The verdict is in. Literally.
Verdict MMA is the latest company to dip its toes in the daily fantasy sports waters with a product designed specifically for MMA. Instead of the DraftKings/FanDuel method of picking fighters based on salary, Verdict’s design — called Verdict Tournaments and which went live last week in select states — is a much deeper dive.
Players choose the winner of the fight, the method of victory, and in what round the action will cease. Each of these options is assigned points based on the odds, and the more points you rack up, the higher up the leaderboard you go.
We’re excited to announce the launch of our real-money Daily Fantasy Sports platform!
This is something we’ve been working on for years.
This thread will go into detail on what you can expect. pic.twitter.com/fOJXbXjmSC
— Verdict (@VerdictMMA) June 3, 2022
“It’s a DFS platform uniquely crafted for MMA — really, the first real-money niche platform,” said Sanjay Thakur, Verdict’s co-founder and CEO. “We’re able to cater a product to a certain community. Typically, you have larger operators apply conventional methods across the board — like salary caps, for example. And that doesn’t really work for MMA. You can’t really draft a ‘team.’ In our model, you’re picking who you think will win and how you think will win. This is a lot more in tune with MMA than the typical salary model.”

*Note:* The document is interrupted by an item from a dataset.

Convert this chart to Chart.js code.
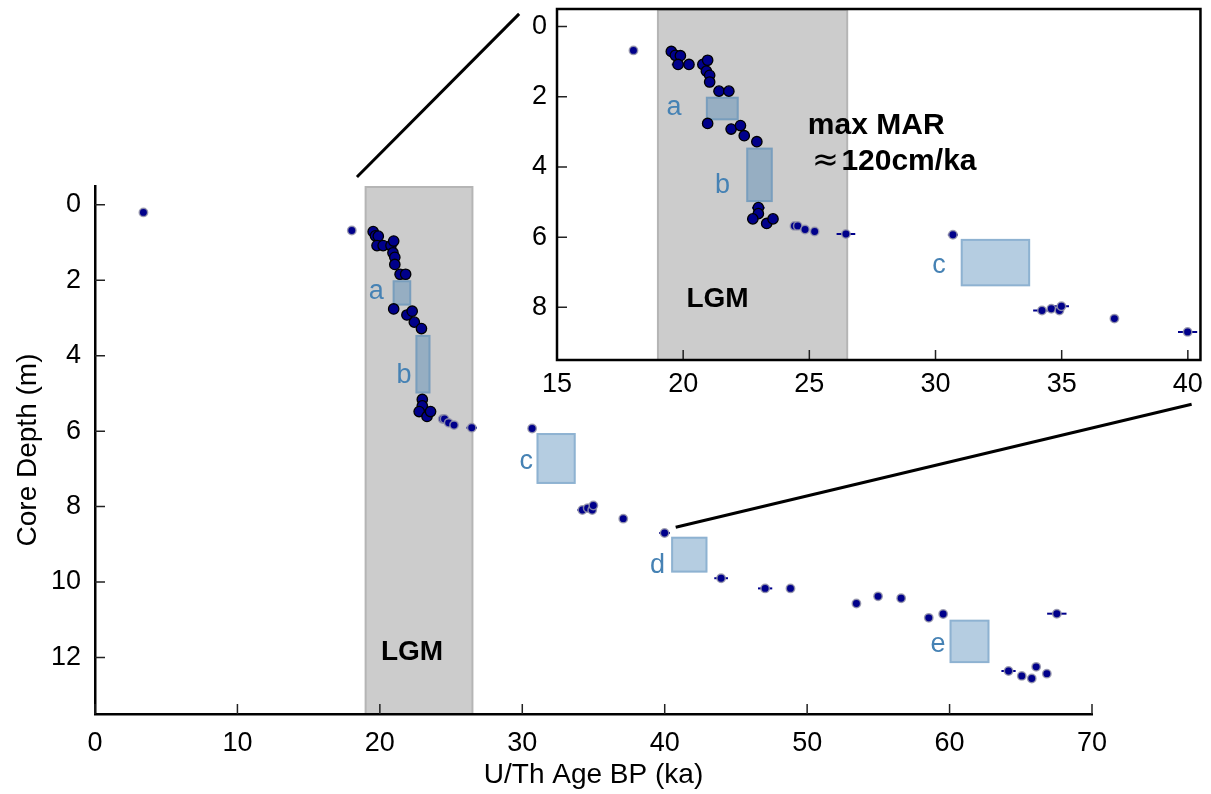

Last week, after years of design, the product launched, and more than 2,300 people participated in over 170 different DFS contests comprised of the typical fare — H2H, 50/50s, and tournaments. In addition, another 20,000-plus Verdict MMA users played free versions of the DFS contests, which the company had been rolling out for months in anticipation of launch.
DFS not the OG feature
Verdict MMA wasn’t born yesterday. In fact, the company has been around for a few years now, existing as a space for MMA fans to congregate and score the fights as they watch them.
Thakur and his friends used to watch MMA together in high school, and he remembers a specific fight between George St. Pierre and Johny Hendricks from 2013 that first crystallized their future plans.
“At the end of the fight, we were discussing who we thought won, and we thought Hendricks won,” Thakur said. “But the fight swayed in the other direction and GSP took the victory. We were confused, but also thinking we couldn’t be the only ones who were confused. So we created this platform that would allow people to submit scores and predictions, and over the years we’ve grown this community and people are loving it.”
Thakur and his friends, Mandeep Singh Olma and David Chung, have not only “grown” this community — they’ve darn near exploded it. For an average UFC fight night, Verdict has about 80% of its registered users — who number over 100,000 — studiously watching and scoring the fights in real time. (Sportsbooks would do terrible things for that type of conversion rate.)
We are together ✊ pic.twitter.com/0sPwYwSBh5
— Verdict (@VerdictMMA) June 13, 2022
The majority of the time, the crowdsourced scoring matches up reasonably well with the judges’ scorecards, Thakur said. But sometimes it doesn’t, and this is where Verdict MMA is really hoping to make a serious dent in the way MMA fights are scored. In fact, the company hopes to one day have trained judges littered throughout its user base, and then partner with the UFC (or other organizations) to have these people actually scoring the fights. Think dozens, if not hundreds, of people doing this at once, creating a theoretically more level judging system.
In the meantime, Thakur and Co. hope their DFS product cuts through some of the noise and gives their customers some real-money interest in their otherwise free product.
“People are really interested in [sports] betting, and MMA is just growing in popularity,” Thakur said. “Our timing is accidentally pretty good.”